**** Data for this task ****

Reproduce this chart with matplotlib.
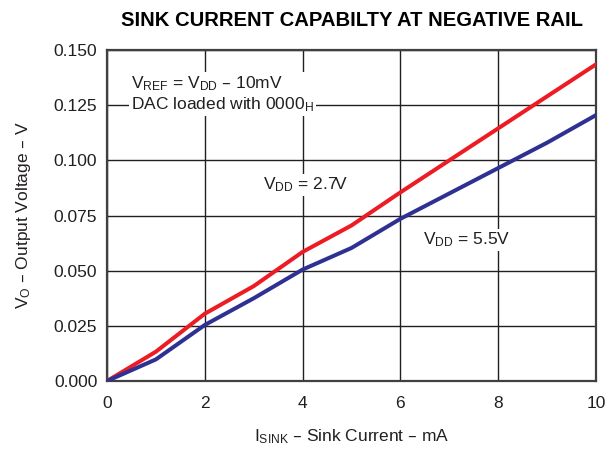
import matplotlib
matplotlib.use('Agg')
import matplotlib.pyplot as plt

plt.rcParams['font.family'] = ['Liberation Sans', 'DejaVu Sans']
plt.rcParams['mathtext.default'] = 'regular'

i_sink = [0, 1, 2, 3, 4, 5, 6, 7, 8, 9, 10]
vo_27 = [0.0, 0.0133, 0.0305, 0.043, 0.0585, 0.0705, 0.0855, 0.100, 0.1145, 0.129, 0.1435]
vo_55 = [0.0, 0.0098, 0.0254, 0.0375, 0.0505, 0.0603, 0.0735, 0.085, 0.0965, 0.108, 0.1205]

xticks = [0, 2, 4, 6, 8, 10]
yticks = [0.0, 0.025, 0.05, 0.075, 0.1, 0.125, 0.15]

fig = plt.figure(figsize=(6.06, 4.53), dpi=100)
ax = fig.add_axes([0.1766, 0.1589, 0.8069, 0.7307])

ax.plot(i_sink, vo_27, color='#ED1C24', lw=2.9, zorder=3)
ax.plot(i_sink, vo_55, color='#2E3192', lw=2.9, zorder=3)

ax.set_xlim(0, 10)
ax.set_ylim(0, 0.15)
ax.set_xticks(xticks)
ax.set_yticks(yticks)
ax.set_yticklabels(['%.3f' % v for v in yticks])
ax.tick_params(length=0, labelsize=12.5, colors='#231F20')
ax.tick_params(axis='x', pad=10.5)
ax.tick_params(axis='y', pad=7)
ax.grid(True, color='#231F20', lw=1.0, zorder=1)
for s in ax.spines.values():
    s.set_linewidth(1.6)
    s.set_color('#404040')

ax.set_xlabel('I$_{SINK}$ – Sink Current – mA', fontsize=12.5, labelpad=12, color='#231F20')
ax.set_ylabel('V$_{O}$ – Output Voltage – V', fontsize=12.5, labelpad=15, color='#231F20')
ax.set_title('SINK CURRENT CAPABILTY AT NEGATIVE RAIL', fontsize=14.6, fontweight='bold', pad=17)

box = dict(facecolor='white', edgecolor='none', pad=1.5)
ax.text(0.5, 0.130, 'V$_{REF}$ = V$_{DD}$ – 10mV\nDAC loaded with 0000$_{H}$',
        fontsize=12.5, va='center', ha='left', linespacing=1.15, bbox=box, zorder=4,
        color='#231F20')
ax.text(3.2, 0.0888, 'V$_{DD}$ = 2.7V', fontsize=12.5, va='center', ha='left', bbox=box,
        zorder=4, color='#231F20')
ax.text(6.46, 0.0639, 'V$_{DD}$ = 5.5V', fontsize=12.5, va='center', ha='left', bbox=box,
        zorder=4, color='#231F20')

fig.savefig('out.png', dpi=100)
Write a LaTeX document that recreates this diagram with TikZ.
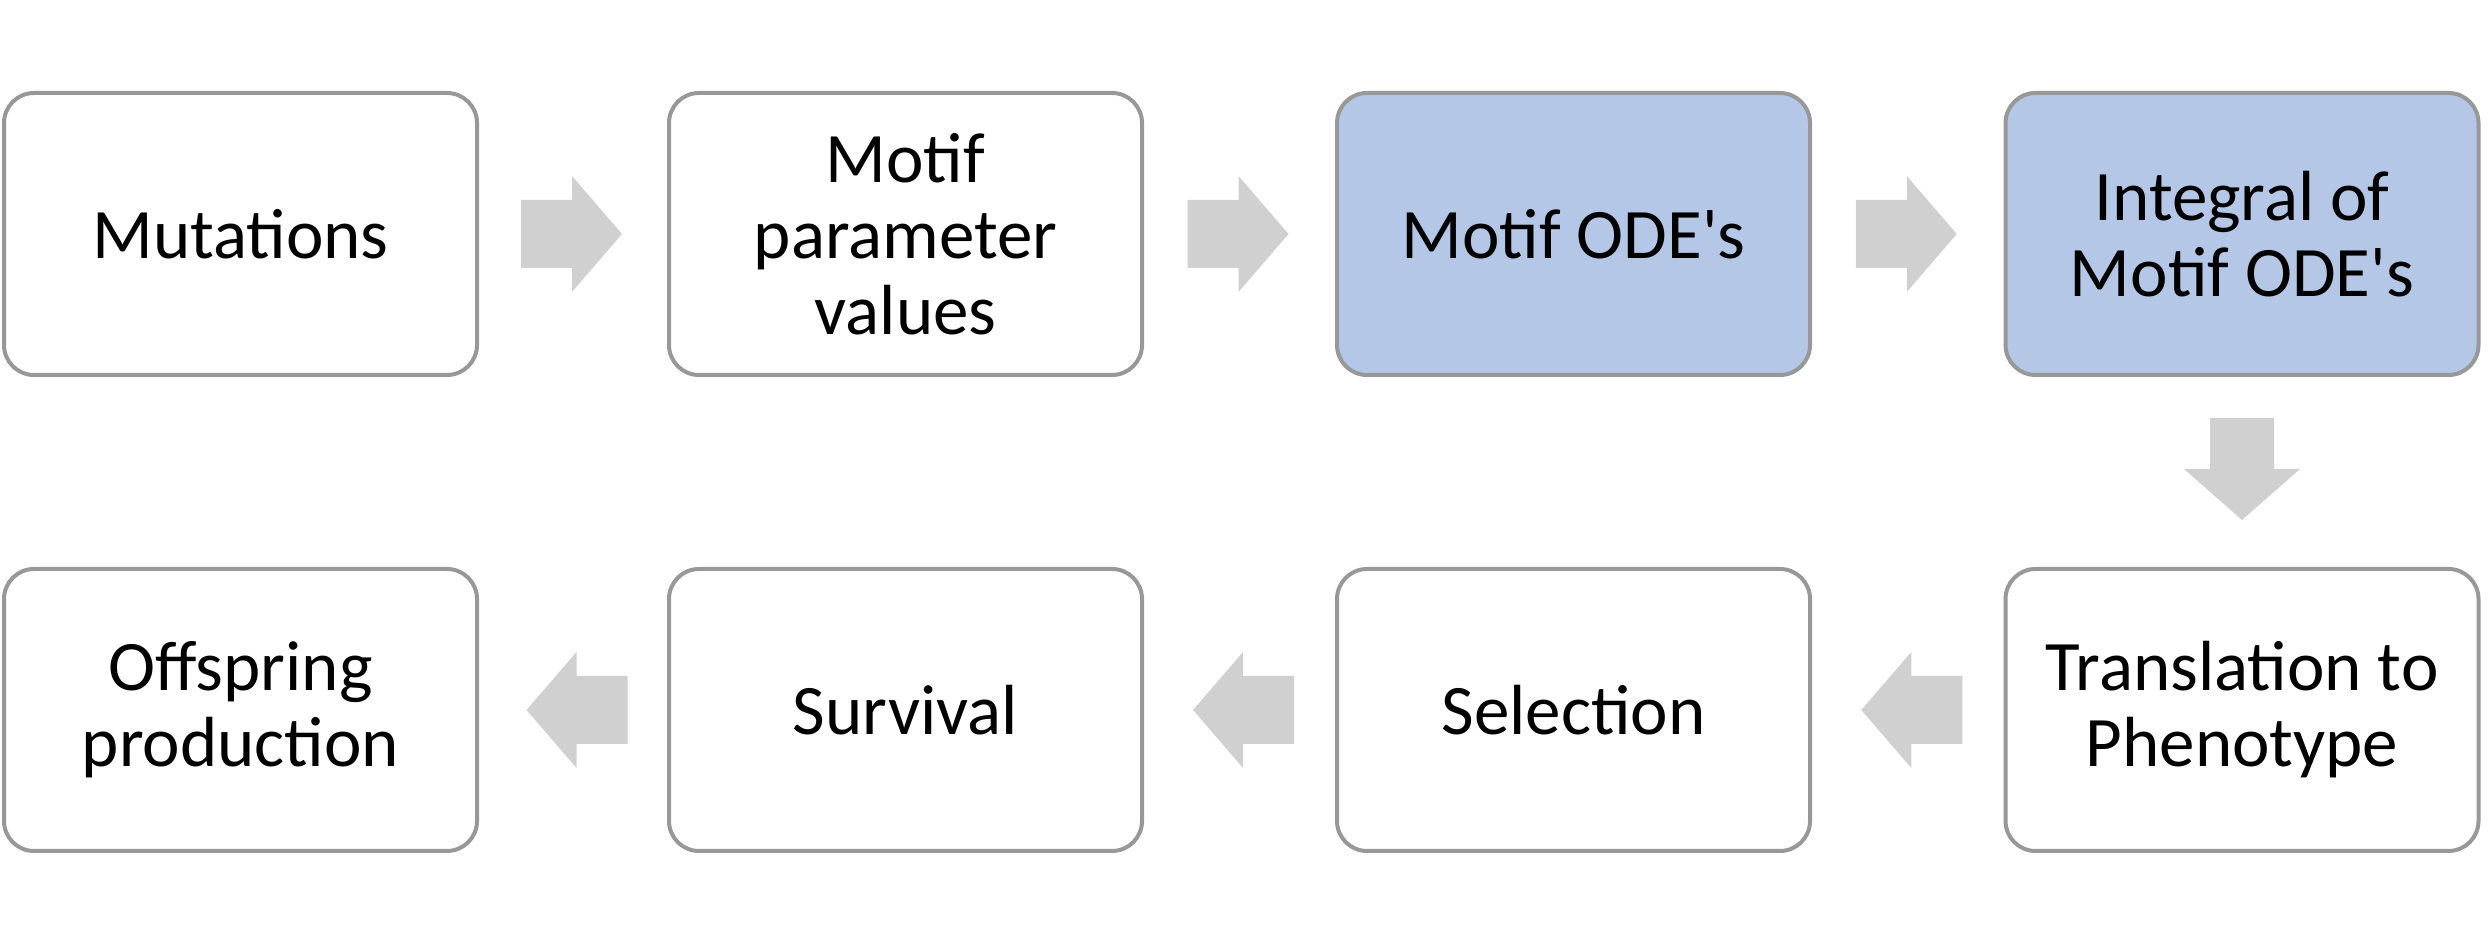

****

• _Exercise brief_: Set down word for word the lines from the first entry through the line with "ax = fig.add_axes([0.1766, 0.1589, 0.8069, 0.7307])", both included, omitting pictures.

• _Final result_:
Reproduce this chart with matplotlib.
import matplotlib
matplotlib.use('Agg')
import matplotlib.pyplot as plt

plt.rcParams['font.family'] = ['Liberation Sans', 'DejaVu Sans']
plt.rcParams['mathtext.default'] = 'regular'

i_sink = [0, 1, 2, 3, 4, 5, 6, 7, 8, 9, 10]
vo_27 = [0.0, 0.0133, 0.0305, 0.043, 0.0585, 0.0705, 0.0855, 0.100, 0.1145, 0.129, 0.1435]
vo_55 = [0.0, 0.0098, 0.0254, 0.0375, 0.0505, 0.0603, 0.0735, 0.085, 0.0965, 0.108, 0.1205]

xticks = [0, 2, 4, 6, 8, 10]
yticks = [0.0, 0.025, 0.05, 0.075, 0.1, 0.125, 0.15]

fig = plt.figure(figsize=(6.06, 4.53), dpi=100)
ax = fig.add_axes([0.1766, 0.1589, 0.8069, 0.7307])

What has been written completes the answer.